In many previous posts here, I followed the OPC’s meetings and agendas in an attempt to keep an eye on how the policies that supposedly shape our future are crafted. (Thankfully, the city’s recent technology is making it very easy to follow everything without someone like me keeping up with the thousands of OPC meetings.) We have also kept abreast of various developments by observing permit applications and construction projects. Typically, someone trying to follow a city’s development uses some combination of these two methods to tell the story of their city. There is value to both of these methods, but both concentrate on the surface appearance without really telling the story as far as I’m concerned.
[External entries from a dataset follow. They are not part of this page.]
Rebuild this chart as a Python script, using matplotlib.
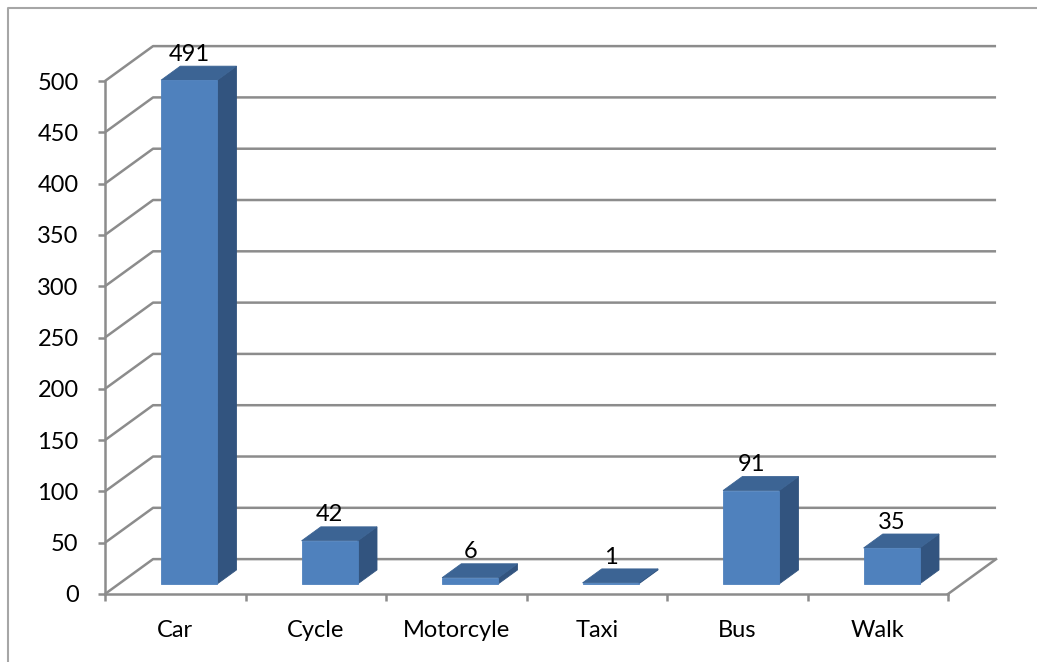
import matplotlib.pyplot as plt
from matplotlib.patches import Polygon
from matplotlib.lines import Line2D

categories = ["Car", "Cycle", "Motorcyle", "Taxi", "Bus", "Walk"]
values = [491, 42, 6, 1, 91, 35]
y_ticks = list(range(0, 501, 50))

plt.rcParams['font.family'] = ['Lato', 'DejaVu Sans']

# fake 3d: back wall offset in data units
dx, dy = 0.342, 34.0
f0, f1 = 0.29, 0.69       # bar depth (fraction of floor depth)
bar_w = 0.4
grid_c = '#8c8c8c'
front_c, top_c, side_c = '#4f81bd', '#3c6494', '#32547f'
fs = 17

W, H = 1037, 662
fig = plt.figure(figsize=(W / 100, H / 100), dpi=100)
px_per_x, px_per_y = 140.5, 1.026
xmax, ymax = 6.6, 545
ax = fig.add_axes([105 / W, 68 / H, xmax * px_per_x / W, ymax * px_per_y / H])
ax.set_xlim(0, xmax)
ax.set_ylim(0, ymax)

# outer frame
fig.add_artist(Line2D([8 / W, 8 / W, 1.0], [-0.01, 1 - 8 / H, 1 - 8 / H],
                      transform=fig.transFigure, color='#a6a6a6', lw=1.5))

n = len(categories)
# back wall gridlines + side diagonals
for v in y_ticks:
    ax.plot([0, dx, n + dx], [v, v + dy, v + dy], color=grid_c, lw=1.8,
            clip_on=False, zorder=1, solid_capstyle='butt')
# floor right edge
ax.plot([n, n + dx], [0, dy], color=grid_c, lw=1.8, clip_on=False, zorder=1)

# bars
for i, v in enumerate(values):
    x0 = i + 0.5 - bar_w / 2 + f0 * dx
    x1 = x0 + bar_w
    y0 = f0 * dy
    y1 = v + y0
    ddx, ddy = (f1 - f0) * dx, (f1 - f0) * dy
    side = [(x1, y0), (x1 + ddx, y0 + ddy), (x1 + ddx, y1 + ddy), (x1, y1)]
    top = [(x0, y1), (x1, y1), (x1 + ddx, y1 + ddy), (x0 + ddx, y1 + ddy)]
    front = [(x0, y0), (x1, y0), (x1, y1), (x0, y1)]
    for pts, c in [(side, side_c), (top, top_c), (front, front_c)]:
        ax.add_patch(Polygon(pts, closed=True, facecolor=c, edgecolor=c,
                             lw=0.6, zorder=3))
    ax.annotate(str(v), ((x0 + x1) / 2, y1 + ddy), xytext=(0, 1),
                textcoords='offset points', ha='center', va='bottom',
                fontsize=fs, zorder=4)

# axes
for s in ['top', 'right']:
    ax.spines[s].set_visible(False)
for s in ['left', 'bottom']:
    ax.spines[s].set_color(grid_c)
    ax.spines[s].set_linewidth(1.8)
    ax.spines[s].set_zorder(2)
ax.spines['left'].set_bounds(0, 500)
ax.spines['bottom'].set_bounds(0, n)

ax.set_yticks(y_ticks)
ax.tick_params(axis='y', direction='out', length=5, width=1.8, color=grid_c,
               pad=14, labelsize=fs)
ax.set_xticks(range(n + 1))
ax.set_xticklabels([])
ax.tick_params(axis='x', which='major', direction='out', length=5, width=1.8,
               color=grid_c)
ax.set_xticks([i + 0.5 for i in range(n)], minor=True)
ax.set_xticklabels(categories, minor=True)
ax.tick_params(axis='x', which='minor', length=0, pad=19, labelsize=fs)

fig.savefig('out.png', dpi=100)
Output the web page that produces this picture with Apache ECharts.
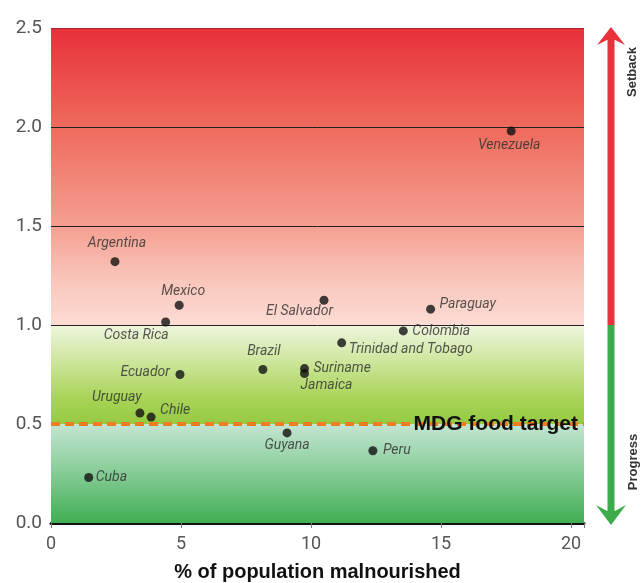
<!DOCTYPE html>
<html>
<head>
<meta charset="utf-8">
<script src="https://cdn.jsdelivr.net/npm/echarts@6/dist/echarts.min.js"></script>
<style>
  html, body { margin: 0; padding: 0; background: #ffffff; }
  #chart { width: 641px; height: 583px; }
</style>
</head>
<body>
<div id="chart"></div>
<script>
// Latin American countries: undernourishment vs. progress ratio toward the MDG hunger target
const countries = ['Venezuela', 'Argentina', 'Mexico', 'Costa Rica', 'El Salvador', 'Paraguay',
  'Colombia', 'Trinidad and Tobago', 'Suriname', 'Jamaica', 'Brazil', 'Ecuador',
  'Uruguay', 'Chile', 'Cuba', 'Guyana', 'Peru'];
const malnourished = [17.7, 2.46, 4.93, 4.41, 10.5, 14.6, 13.55, 11.18, 9.75, 9.75, 8.15, 4.96,
  3.42, 3.85, 1.45, 9.08, 12.38];
const progressRatio = [1.98, 1.32, 1.10, 1.015, 1.125, 1.08, 0.97, 0.91, 0.78, 0.755, 0.775, 0.75,
  0.555, 0.535, 0.23, 0.455, 0.365];
const xTicks = [0, 5, 10, 15, 20];
const yTicks = [0, 0.5, 1.0, 1.5, 2.0, 2.5];
const gridLevels = [1.0, 1.5, 2.0];
const targetLevel = 0.5;
const targetLabel = 'MDG food target';
const xTitle = '% of population malnourished';
const upText = 'Setback';
const downText = 'Progress';

// where each country name sits relative to its dot
const labelPlacement = {
  'Venezuela': { offset: [-2, 15], align: 'center' },
  'Argentina': { offset: [2, -18], align: 'center' },
  'Mexico': { offset: [4, -14], align: 'center' },
  'Costa Rica': { offset: [3, 13], align: 'right' },
  'El Salvador': { offset: [9, 11], align: 'right' },
  'Paraguay': { offset: [9, -5], align: 'left' },
  'Colombia': { offset: [9, 1], align: 'left' },
  'Trinidad and Tobago': { offset: [7, 7], align: 'left' },
  'Suriname': { offset: [9, 0], align: 'left' },
  'Jamaica': { offset: [-4, 12], align: 'left' },
  'Brazil': { offset: [1, -18], align: 'center' },
  'Ecuador': { offset: [-10, -2], align: 'right' },
  'Uruguay': { offset: [-23, -16], align: 'center' },
  'Chile': { offset: [9, -7], align: 'left' },
  'Cuba': { offset: [7, 0], align: 'left' },
  'Guyana': { offset: [0, 13], align: 'center' },
  'Peru': { offset: [10, 0], align: 'left' }
};

const xMax = 20.5;
const yMax = yTicks[yTicks.length - 1];

const vGrad = (stops) => ({
  type: 'linear', x: 0, y: 0, x2: 0, y2: 1,
  colorStops: stops.map(([offset, color]) => ({ offset, color }))
});

const points = countries.map((name, i) => {
  const p = labelPlacement[name];
  return {
    name,
    value: [malnourished[i], progressRatio[i]],
    label: { offset: p.offset, align: p.align }
  };
});

const chart = echarts.init(document.getElementById('chart'), null, { renderer: 'canvas' });

const option = {
  animation: false,
  grid: { left: 51, right: 57, top: 28, bottom: 60, containLabel: false, outerBoundsMode: 'none' },
  xAxis: {
    type: 'value', min: xTicks[0], max: xMax, interval: 5,
    axisLine: { show: true, onZero: false, lineStyle: { color: '#111', width: 3 } },
    axisTick: { show: true, length: 5, lineStyle: { color: '#777', width: 1 } },
    axisLabel: {
      color: '#555', fontSize: 18, fontFamily: 'Roboto', margin: 12,
      formatter: (v) => (xTicks.includes(v) ? String(v) : '')
    },
    splitLine: { show: false },
    name: xTitle, nameLocation: 'middle', nameGap: 39,
    nameTextStyle: { color: '#111', fontSize: 20, fontWeight: 'bold', fontFamily: 'Liberation Sans' }
  },
  yAxis: {
    type: 'value', min: yTicks[0], max: yMax, interval: 0.5,
    axisLine: { show: false },
    axisTick: { show: false },
    axisLabel: {
      color: '#555', fontSize: 19, fontFamily: 'Roboto', margin: 9,
      formatter: (v) => v.toFixed(1)
    },
    splitLine: { show: false }
  },
  series: [
    {
      // coloured bands and reference lines behind the dots
      type: 'scatter', z: 1, data: [], silent: true,
      markArea: {
        silent: true,
        data: [
          [{ yAxis: 1.0, itemStyle: { color: vGrad([[0, '#e8303a'], [0.33, '#ee6a5c'], [0.66, '#f59e90'], [0.85, '#f9c6bb'], [1, '#fcdcd4']]) } }, { yAxis: yMax }],
          [{ yAxis: targetLevel, itemStyle: { color: vGrad([[0, '#eef5de'], [0.35, '#cfe7a0'], [0.75, '#a8d356'], [1, '#95ca42']]) } }, { yAxis: 1.0 }],
          [{ yAxis: 0, itemStyle: { color: vGrad([[0, '#c3e5d2'], [0.4, '#92d1a2'], [1, '#3faf52']]) } }, { yAxis: targetLevel }]
        ].map(([a, b]) => [Object.assign({ xAxis: 0 }, a), Object.assign({ xAxis: xMax }, b)])
      },
      markLine: {
        silent: true, symbol: 'none', label: { show: false },
        data: gridLevels.map((v) => ({ yAxis: v, lineStyle: { color: '#222', width: 1, type: 'solid' } }))
          .concat([{ yAxis: yMax, lineStyle: { color: '#a3272c', width: 1, type: 'solid' } }])
      }
    },
    {
      // MDG target line
      type: 'scatter', z: 3, data: [], silent: true,
      markLine: {
        silent: true, symbol: 'none', label: { show: false },
        data: [{ yAxis: targetLevel, lineStyle: { color: '#f07d22', width: 4, type: [9, 5] } }]
      }
    },
    {
      name: 'countries', type: 'scatter', z: 5,
      symbol: 'circle', symbolSize: 9,
      itemStyle: { color: '#111' },
      label: {
        show: true, position: 'inside', verticalAlign: 'middle',
        formatter: (p) => p.name,
        color: '#2e2e2e', fontSize: 14, fontStyle: 'italic', fontFamily: 'Roboto'
      },
      data: points
    }
  ]
};
chart.setOption(option);

// side arrow (setback up in red, progress down in green) and the target caption
const splitY = chart.convertToPixel({ gridIndex: 0 }, [0, 1.0])[1];
const topY = chart.convertToPixel({ gridIndex: 0 }, [0, yMax])[1];
const bottomY = chart.convertToPixel({ gridIndex: 0 }, [0, 0])[1];
const targetPt = chart.convertToPixel({ gridIndex: 0 }, [xMax, targetLevel]);
const ax = 611;
const red = '#e8323c', green = '#3bab4b';

chart.setOption({
  graphic: [
    { type: 'rect', shape: { x: ax - 3.5, y: topY + 10, width: 7, height: splitY - topY - 10 }, style: { fill: red } },
    { type: 'polygon', shape: { points: [[ax, topY - 1], [ax + 14, topY + 17], [ax + 4, topY + 12], [ax - 4, topY + 12], [ax - 14, topY + 17]] }, style: { fill: red } },
    { type: 'rect', shape: { x: ax - 3.5, y: splitY, width: 7, height: bottomY - splitY - 12 }, style: { fill: green } },
    { type: 'polygon', shape: { points: [[ax, bottomY + 2], [ax + 15, bottomY - 18], [ax + 4, bottomY - 12], [ax - 4, bottomY - 12], [ax - 15, bottomY - 18]] }, style: { fill: green } },
    { type: 'text', x: 632, y: 72, rotation: Math.PI / 2,
      style: { text: upText, fill: '#333', font: 'bold 13px "Liberation Sans"', align: 'center', verticalAlign: 'middle' } },
    { type: 'text', x: 633, y: 462, rotation: Math.PI / 2,
      style: { text: downText, fill: '#333', font: 'bold 13px "Liberation Sans"', align: 'center', verticalAlign: 'middle' } },
    { type: 'text', x: targetPt[0] - 6, y: targetPt[1], z: 10,
      style: { text: targetLabel, fill: '#111', font: 'bold 21px "Liberation Sans"', align: 'right', verticalAlign: 'middle' } }
  ]
});
</script>
</body>
</html>
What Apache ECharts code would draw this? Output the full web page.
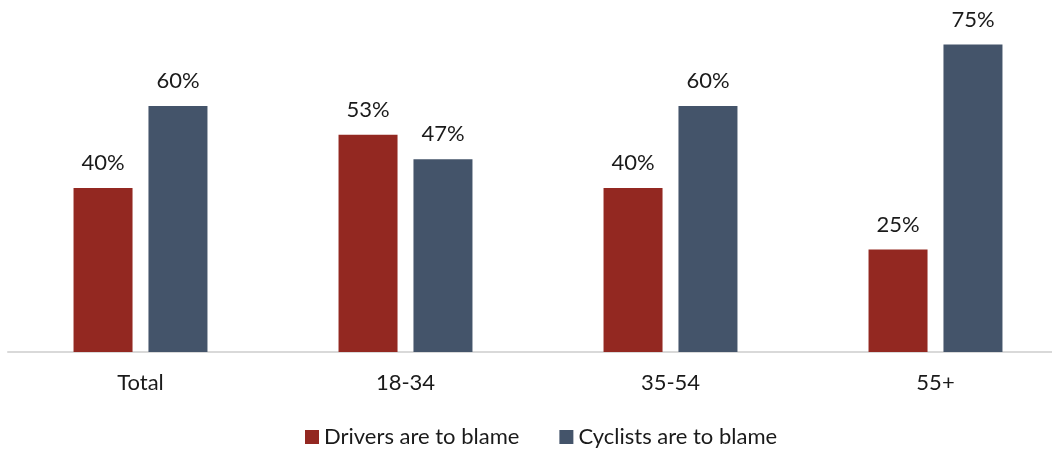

My objection is simple. The succession of construction projects does not create the city any more than a group of people sitting around to discuss policy at regularly scheduled meetings. A city that people love arises from their collective—though rarely coordinated—behavior and action as individuals within that city. In that statement we collapse the major contradiction of planning and municipal development: it’s our subconscious behavior and as I’ll argue over the next few posts, rarely our conscious behavior that makes the city what it is. Over the next few posts I hope to offer some conclusions about our dear Olympia’s development in whole and in its component parts. I hope to provide some guidance in our understanding of how we can improve what we don’t like about Olympia, and how we might maintain what we do.